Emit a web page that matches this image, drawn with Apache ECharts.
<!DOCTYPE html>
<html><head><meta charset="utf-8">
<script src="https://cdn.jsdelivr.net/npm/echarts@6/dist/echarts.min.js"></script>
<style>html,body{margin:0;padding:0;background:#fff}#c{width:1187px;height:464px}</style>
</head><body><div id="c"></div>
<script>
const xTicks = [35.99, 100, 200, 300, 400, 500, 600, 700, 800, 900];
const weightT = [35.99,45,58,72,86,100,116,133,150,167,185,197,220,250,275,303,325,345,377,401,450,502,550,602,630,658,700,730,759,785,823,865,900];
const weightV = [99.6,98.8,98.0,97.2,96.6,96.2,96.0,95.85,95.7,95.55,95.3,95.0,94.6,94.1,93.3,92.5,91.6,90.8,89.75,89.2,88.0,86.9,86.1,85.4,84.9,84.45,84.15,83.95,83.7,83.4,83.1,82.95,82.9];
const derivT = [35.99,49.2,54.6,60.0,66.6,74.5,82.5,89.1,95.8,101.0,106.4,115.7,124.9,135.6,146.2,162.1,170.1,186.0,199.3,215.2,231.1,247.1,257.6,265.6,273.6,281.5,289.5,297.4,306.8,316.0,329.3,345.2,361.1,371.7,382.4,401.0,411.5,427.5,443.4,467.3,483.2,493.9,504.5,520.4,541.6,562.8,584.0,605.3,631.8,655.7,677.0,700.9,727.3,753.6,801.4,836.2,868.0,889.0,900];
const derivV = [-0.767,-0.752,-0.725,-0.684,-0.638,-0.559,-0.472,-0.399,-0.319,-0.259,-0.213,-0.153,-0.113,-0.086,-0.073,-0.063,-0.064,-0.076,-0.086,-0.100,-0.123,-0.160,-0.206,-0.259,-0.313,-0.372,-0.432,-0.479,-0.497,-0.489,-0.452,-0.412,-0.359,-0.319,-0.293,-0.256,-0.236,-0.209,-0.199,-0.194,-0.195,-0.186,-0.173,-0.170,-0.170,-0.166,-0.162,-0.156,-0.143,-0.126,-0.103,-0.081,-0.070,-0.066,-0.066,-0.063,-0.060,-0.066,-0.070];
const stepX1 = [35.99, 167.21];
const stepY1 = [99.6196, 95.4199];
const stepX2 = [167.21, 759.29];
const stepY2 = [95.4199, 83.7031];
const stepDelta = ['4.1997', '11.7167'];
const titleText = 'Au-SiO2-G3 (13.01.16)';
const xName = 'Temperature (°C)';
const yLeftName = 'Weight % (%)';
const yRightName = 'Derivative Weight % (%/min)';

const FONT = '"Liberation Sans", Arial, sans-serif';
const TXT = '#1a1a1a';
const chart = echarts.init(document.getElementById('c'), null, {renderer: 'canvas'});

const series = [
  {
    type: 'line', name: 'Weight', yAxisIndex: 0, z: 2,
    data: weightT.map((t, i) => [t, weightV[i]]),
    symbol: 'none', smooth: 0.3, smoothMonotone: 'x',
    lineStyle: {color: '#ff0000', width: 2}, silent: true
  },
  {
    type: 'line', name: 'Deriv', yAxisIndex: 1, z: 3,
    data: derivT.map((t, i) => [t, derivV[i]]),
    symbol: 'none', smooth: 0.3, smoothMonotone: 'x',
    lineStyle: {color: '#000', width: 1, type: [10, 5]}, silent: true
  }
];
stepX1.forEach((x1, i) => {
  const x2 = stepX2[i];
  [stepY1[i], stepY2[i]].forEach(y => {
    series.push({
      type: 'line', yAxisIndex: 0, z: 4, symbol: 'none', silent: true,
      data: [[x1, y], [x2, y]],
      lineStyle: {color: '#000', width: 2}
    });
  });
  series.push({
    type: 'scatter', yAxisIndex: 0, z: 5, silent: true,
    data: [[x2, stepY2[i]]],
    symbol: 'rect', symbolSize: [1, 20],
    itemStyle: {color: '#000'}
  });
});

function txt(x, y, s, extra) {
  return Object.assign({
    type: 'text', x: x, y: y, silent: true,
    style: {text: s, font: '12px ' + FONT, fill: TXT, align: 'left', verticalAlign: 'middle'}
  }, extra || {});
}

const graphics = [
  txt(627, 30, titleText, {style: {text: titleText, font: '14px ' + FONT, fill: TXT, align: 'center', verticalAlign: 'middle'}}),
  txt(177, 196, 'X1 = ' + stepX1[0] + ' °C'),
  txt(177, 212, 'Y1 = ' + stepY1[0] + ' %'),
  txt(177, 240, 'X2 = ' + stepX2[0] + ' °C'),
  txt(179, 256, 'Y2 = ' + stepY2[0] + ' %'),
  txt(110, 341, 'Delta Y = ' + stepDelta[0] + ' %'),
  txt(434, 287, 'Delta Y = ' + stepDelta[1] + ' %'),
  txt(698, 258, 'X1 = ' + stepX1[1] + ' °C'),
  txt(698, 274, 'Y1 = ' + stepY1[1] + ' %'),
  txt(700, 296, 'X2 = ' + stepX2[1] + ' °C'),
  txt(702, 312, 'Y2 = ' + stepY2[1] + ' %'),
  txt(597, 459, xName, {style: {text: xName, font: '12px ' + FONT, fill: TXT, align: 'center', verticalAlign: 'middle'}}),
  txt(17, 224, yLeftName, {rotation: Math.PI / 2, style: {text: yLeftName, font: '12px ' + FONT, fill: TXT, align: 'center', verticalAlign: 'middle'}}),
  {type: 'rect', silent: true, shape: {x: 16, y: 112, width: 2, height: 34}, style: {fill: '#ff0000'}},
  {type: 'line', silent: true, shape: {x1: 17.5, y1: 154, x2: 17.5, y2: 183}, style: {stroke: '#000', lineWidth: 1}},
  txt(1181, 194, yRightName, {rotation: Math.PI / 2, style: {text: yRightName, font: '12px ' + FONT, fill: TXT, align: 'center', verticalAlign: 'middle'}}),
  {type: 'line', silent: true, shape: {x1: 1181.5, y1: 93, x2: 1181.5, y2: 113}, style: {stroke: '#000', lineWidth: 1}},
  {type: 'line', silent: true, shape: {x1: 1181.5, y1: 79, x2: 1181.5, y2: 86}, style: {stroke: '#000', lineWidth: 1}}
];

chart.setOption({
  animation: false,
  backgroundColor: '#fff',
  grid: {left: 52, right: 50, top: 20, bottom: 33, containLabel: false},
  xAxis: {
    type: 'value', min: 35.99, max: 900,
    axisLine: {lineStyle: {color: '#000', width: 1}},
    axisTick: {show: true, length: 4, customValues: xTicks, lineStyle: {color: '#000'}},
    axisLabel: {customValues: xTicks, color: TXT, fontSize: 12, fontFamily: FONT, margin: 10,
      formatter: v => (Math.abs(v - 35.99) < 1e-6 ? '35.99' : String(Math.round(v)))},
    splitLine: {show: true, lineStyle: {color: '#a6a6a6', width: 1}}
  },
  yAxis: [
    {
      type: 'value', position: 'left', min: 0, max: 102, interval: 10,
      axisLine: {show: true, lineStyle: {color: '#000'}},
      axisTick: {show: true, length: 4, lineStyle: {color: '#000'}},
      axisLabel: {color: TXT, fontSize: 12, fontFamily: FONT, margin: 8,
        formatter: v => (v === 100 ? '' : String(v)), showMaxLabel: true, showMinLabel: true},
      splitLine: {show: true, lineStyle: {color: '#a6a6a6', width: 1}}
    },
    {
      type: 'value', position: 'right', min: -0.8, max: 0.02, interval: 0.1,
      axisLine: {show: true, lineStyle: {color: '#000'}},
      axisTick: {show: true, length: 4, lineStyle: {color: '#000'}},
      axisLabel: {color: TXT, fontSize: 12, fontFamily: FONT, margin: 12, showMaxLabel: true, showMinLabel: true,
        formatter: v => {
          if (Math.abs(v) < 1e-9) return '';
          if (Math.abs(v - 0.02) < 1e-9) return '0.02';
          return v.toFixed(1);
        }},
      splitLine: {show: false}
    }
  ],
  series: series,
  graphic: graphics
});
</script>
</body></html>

========================================================================

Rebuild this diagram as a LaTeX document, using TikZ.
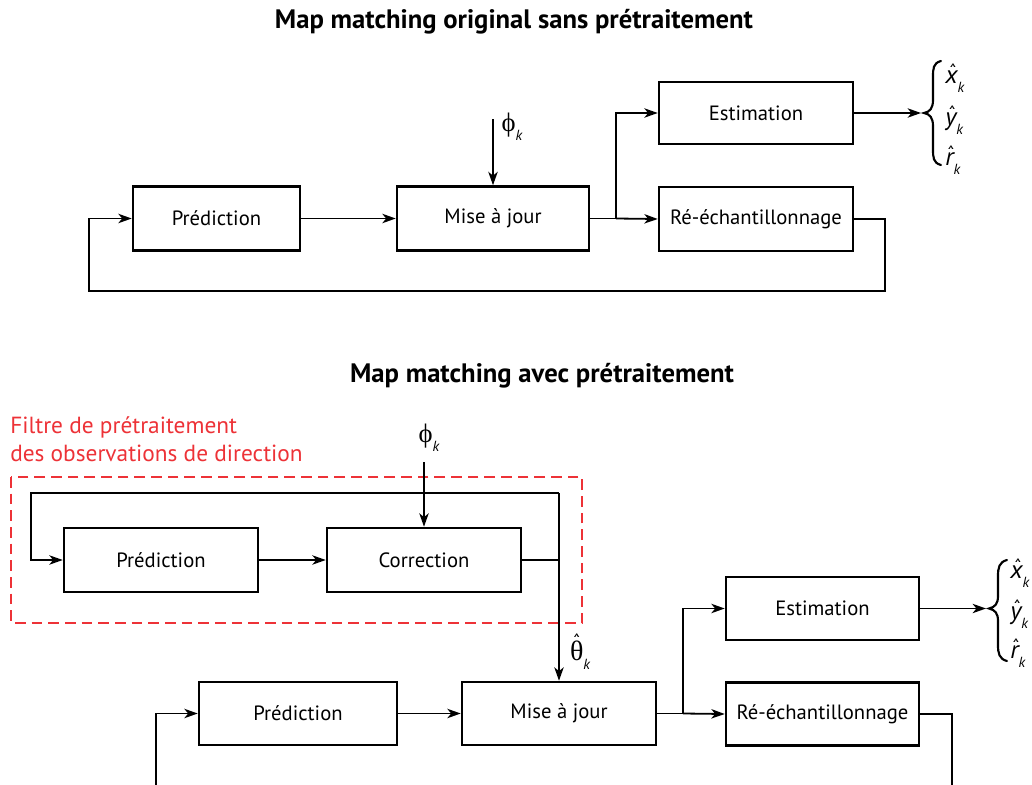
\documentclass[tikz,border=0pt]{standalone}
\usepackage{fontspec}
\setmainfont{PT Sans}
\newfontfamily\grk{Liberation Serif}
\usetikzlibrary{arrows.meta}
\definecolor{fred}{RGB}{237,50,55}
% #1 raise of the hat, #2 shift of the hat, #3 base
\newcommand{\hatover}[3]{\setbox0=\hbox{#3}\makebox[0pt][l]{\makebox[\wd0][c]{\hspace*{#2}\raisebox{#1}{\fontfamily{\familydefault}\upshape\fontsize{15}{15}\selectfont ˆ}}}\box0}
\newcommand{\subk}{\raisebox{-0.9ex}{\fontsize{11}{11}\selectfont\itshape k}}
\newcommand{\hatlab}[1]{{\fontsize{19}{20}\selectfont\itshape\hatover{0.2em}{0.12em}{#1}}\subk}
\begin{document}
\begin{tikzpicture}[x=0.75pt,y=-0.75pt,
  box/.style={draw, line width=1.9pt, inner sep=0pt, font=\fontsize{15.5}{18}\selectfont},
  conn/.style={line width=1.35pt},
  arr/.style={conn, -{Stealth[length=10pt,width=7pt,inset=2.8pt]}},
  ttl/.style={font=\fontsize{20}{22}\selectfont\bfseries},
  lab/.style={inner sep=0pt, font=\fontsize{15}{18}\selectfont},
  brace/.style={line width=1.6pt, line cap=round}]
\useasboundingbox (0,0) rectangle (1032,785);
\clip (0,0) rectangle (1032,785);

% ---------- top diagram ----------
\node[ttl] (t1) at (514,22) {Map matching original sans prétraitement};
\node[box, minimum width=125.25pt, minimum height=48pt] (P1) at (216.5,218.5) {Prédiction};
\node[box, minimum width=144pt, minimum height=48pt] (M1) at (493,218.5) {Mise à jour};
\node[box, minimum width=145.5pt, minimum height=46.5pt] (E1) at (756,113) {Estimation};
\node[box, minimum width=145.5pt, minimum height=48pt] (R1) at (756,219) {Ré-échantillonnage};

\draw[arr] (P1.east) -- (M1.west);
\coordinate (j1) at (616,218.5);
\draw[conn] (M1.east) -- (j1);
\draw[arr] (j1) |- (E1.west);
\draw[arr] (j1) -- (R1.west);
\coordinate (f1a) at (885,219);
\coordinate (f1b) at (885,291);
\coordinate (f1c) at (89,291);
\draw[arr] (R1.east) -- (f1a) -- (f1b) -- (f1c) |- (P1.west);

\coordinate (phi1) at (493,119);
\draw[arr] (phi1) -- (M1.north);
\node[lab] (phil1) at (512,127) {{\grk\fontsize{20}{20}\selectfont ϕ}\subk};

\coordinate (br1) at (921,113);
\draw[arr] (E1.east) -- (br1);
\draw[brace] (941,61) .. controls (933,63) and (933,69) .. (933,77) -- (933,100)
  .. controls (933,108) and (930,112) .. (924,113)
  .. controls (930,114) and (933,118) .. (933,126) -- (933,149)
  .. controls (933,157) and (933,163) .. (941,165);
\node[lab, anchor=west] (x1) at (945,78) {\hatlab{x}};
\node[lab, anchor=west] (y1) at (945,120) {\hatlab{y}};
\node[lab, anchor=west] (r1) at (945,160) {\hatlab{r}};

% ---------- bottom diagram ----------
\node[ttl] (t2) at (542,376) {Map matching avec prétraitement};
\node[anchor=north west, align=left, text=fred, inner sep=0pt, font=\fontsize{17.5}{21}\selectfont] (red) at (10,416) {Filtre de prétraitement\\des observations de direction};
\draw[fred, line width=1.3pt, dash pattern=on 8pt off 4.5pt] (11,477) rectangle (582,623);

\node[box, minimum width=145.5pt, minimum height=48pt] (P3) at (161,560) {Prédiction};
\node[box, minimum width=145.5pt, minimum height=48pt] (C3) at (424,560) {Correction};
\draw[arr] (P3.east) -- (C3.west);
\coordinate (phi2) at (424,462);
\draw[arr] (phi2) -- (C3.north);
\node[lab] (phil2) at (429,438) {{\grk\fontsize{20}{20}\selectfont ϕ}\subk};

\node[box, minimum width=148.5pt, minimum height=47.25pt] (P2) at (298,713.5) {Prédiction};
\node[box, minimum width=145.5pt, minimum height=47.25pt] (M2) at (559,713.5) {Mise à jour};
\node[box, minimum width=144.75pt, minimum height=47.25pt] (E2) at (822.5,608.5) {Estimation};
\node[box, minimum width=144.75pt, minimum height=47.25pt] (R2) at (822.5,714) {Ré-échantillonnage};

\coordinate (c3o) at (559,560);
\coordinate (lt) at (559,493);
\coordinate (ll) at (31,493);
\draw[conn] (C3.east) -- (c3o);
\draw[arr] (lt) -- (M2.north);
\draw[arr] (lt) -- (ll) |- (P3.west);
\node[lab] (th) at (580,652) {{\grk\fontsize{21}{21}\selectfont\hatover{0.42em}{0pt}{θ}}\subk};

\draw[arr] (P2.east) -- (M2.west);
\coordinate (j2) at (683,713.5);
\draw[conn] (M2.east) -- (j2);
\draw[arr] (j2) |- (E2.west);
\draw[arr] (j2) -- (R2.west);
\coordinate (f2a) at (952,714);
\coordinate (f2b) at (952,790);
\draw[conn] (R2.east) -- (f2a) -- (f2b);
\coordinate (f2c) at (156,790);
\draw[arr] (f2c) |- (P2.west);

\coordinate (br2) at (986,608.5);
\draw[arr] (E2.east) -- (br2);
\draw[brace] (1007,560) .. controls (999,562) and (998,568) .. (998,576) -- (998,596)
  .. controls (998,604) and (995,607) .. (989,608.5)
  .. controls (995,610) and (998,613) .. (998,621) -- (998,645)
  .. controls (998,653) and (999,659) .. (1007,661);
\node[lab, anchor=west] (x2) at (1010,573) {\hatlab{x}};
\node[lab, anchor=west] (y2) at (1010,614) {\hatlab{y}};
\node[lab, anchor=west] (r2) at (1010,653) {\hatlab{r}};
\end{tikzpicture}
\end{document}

========================================================================

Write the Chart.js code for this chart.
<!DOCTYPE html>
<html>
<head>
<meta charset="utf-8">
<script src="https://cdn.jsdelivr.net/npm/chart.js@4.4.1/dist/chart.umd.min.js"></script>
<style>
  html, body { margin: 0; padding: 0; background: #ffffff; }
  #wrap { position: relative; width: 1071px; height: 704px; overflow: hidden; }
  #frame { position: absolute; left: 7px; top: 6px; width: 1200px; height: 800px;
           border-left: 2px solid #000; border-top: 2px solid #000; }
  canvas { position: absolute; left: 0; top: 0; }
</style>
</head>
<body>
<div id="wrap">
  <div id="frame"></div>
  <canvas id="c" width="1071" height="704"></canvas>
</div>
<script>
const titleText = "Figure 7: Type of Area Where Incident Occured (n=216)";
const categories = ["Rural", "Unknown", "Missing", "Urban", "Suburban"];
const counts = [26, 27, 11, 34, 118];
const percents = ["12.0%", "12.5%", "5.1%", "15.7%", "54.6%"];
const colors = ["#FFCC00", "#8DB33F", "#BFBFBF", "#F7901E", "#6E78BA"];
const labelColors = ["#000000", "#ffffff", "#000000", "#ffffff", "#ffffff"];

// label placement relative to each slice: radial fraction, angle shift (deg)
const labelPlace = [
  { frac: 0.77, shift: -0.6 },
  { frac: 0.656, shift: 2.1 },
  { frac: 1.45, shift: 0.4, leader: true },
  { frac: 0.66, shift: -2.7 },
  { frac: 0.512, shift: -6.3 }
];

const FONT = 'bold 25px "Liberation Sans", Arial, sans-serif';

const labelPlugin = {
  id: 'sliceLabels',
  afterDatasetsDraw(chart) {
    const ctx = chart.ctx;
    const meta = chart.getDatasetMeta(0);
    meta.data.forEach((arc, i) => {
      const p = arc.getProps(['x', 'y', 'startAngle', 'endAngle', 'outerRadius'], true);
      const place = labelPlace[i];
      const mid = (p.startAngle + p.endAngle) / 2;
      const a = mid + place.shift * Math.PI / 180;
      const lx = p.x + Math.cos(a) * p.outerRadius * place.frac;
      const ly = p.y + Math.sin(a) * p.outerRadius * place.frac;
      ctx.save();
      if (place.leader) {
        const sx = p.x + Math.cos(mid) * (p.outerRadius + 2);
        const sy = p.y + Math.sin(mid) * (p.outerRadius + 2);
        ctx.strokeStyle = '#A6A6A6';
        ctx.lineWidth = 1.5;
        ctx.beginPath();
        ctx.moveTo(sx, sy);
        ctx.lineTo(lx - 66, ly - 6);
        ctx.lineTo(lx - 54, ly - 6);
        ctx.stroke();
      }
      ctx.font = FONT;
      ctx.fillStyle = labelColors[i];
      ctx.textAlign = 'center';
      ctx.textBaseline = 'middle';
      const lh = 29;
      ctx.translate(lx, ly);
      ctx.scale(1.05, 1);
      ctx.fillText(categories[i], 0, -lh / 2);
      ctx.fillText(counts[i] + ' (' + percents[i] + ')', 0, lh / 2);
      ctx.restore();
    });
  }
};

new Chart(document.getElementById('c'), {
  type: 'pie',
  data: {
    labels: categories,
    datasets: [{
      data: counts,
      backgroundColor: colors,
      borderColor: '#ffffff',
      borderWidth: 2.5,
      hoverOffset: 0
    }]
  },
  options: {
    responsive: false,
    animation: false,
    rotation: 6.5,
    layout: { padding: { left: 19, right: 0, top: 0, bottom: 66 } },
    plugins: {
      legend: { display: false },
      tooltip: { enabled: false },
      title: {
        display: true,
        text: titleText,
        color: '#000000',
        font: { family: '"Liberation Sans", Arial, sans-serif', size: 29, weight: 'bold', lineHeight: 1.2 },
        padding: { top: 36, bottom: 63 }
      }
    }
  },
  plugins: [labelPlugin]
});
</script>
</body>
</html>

========================================================================

TASK INSTRUCTIONS -
Copy only what runs above from the line containing "Rebuild this diagram" through the line containing "(phil1) at (512,127)", exactly. Leave out the pictures.

SOLUTION TO THE EXERCISE -
Rebuild this diagram as a LaTeX document, using TikZ.
\documentclass[tikz,border=0pt]{standalone}
\usepackage{fontspec}
\setmainfont{PT Sans}
\newfontfamily\grk{Liberation Serif}
\usetikzlibrary{arrows.meta}
\definecolor{fred}{RGB}{237,50,55}
% #1 raise of the hat, #2 shift of the hat, #3 base
\newcommand{\hatover}[3]{\setbox0=\hbox{#3}\makebox[0pt][l]{\makebox[\wd0][c]{\hspace*{#2}\raisebox{#1}{\fontfamily{\familydefault}\upshape\fontsize{15}{15}\selectfont ˆ}}}\box0}
\newcommand{\subk}{\raisebox{-0.9ex}{\fontsize{11}{11}\selectfont\itshape k}}
\newcommand{\hatlab}[1]{{\fontsize{19}{20}\selectfont\itshape\hatover{0.2em}{0.12em}{#1}}\subk}
\begin{document}
\begin{tikzpicture}[x=0.75pt,y=-0.75pt,
  box/.style={draw, line width=1.9pt, inner sep=0pt, font=\fontsize{15.5}{18}\selectfont},
  conn/.style={line width=1.35pt},
  arr/.style={conn, -{Stealth[length=10pt,width=7pt,inset=2.8pt]}},
  ttl/.style={font=\fontsize{20}{22}\selectfont\bfseries},
  lab/.style={inner sep=0pt, font=\fontsize{15}{18}\selectfont},
  brace/.style={line width=1.6pt, line cap=round}]
\useasboundingbox (0,0) rectangle (1032,785);
\clip (0,0) rectangle (1032,785);

% ---------- top diagram ----------
\node[ttl] (t1) at (514,22) {Map matching original sans prétraitement};
\node[box, minimum width=125.25pt, minimum height=48pt] (P1) at (216.5,218.5) {Prédiction};
\node[box, minimum width=144pt, minimum height=48pt] (M1) at (493,218.5) {Mise à jour};
\node[box, minimum width=145.5pt, minimum height=46.5pt] (E1) at (756,113) {Estimation};
\node[box, minimum width=145.5pt, minimum height=48pt] (R1) at (756,219) {Ré-échantillonnage};

\draw[arr] (P1.east) -- (M1.west);
\coordinate (j1) at (616,218.5);
\draw[conn] (M1.east) -- (j1);
\draw[arr] (j1) |- (E1.west);
\draw[arr] (j1) -- (R1.west);
\coordinate (f1a) at (885,219);
\coordinate (f1b) at (885,291);
\coordinate (f1c) at (89,291);
\draw[arr] (R1.east) -- (f1a) -- (f1b) -- (f1c) |- (P1.west);

\coordinate (phi1) at (493,119);
\draw[arr] (phi1) -- (M1.north);
\node[lab] (phil1) at (512,127) {{\grk\fontsize{20}{20}\selectfont ϕ}\subk};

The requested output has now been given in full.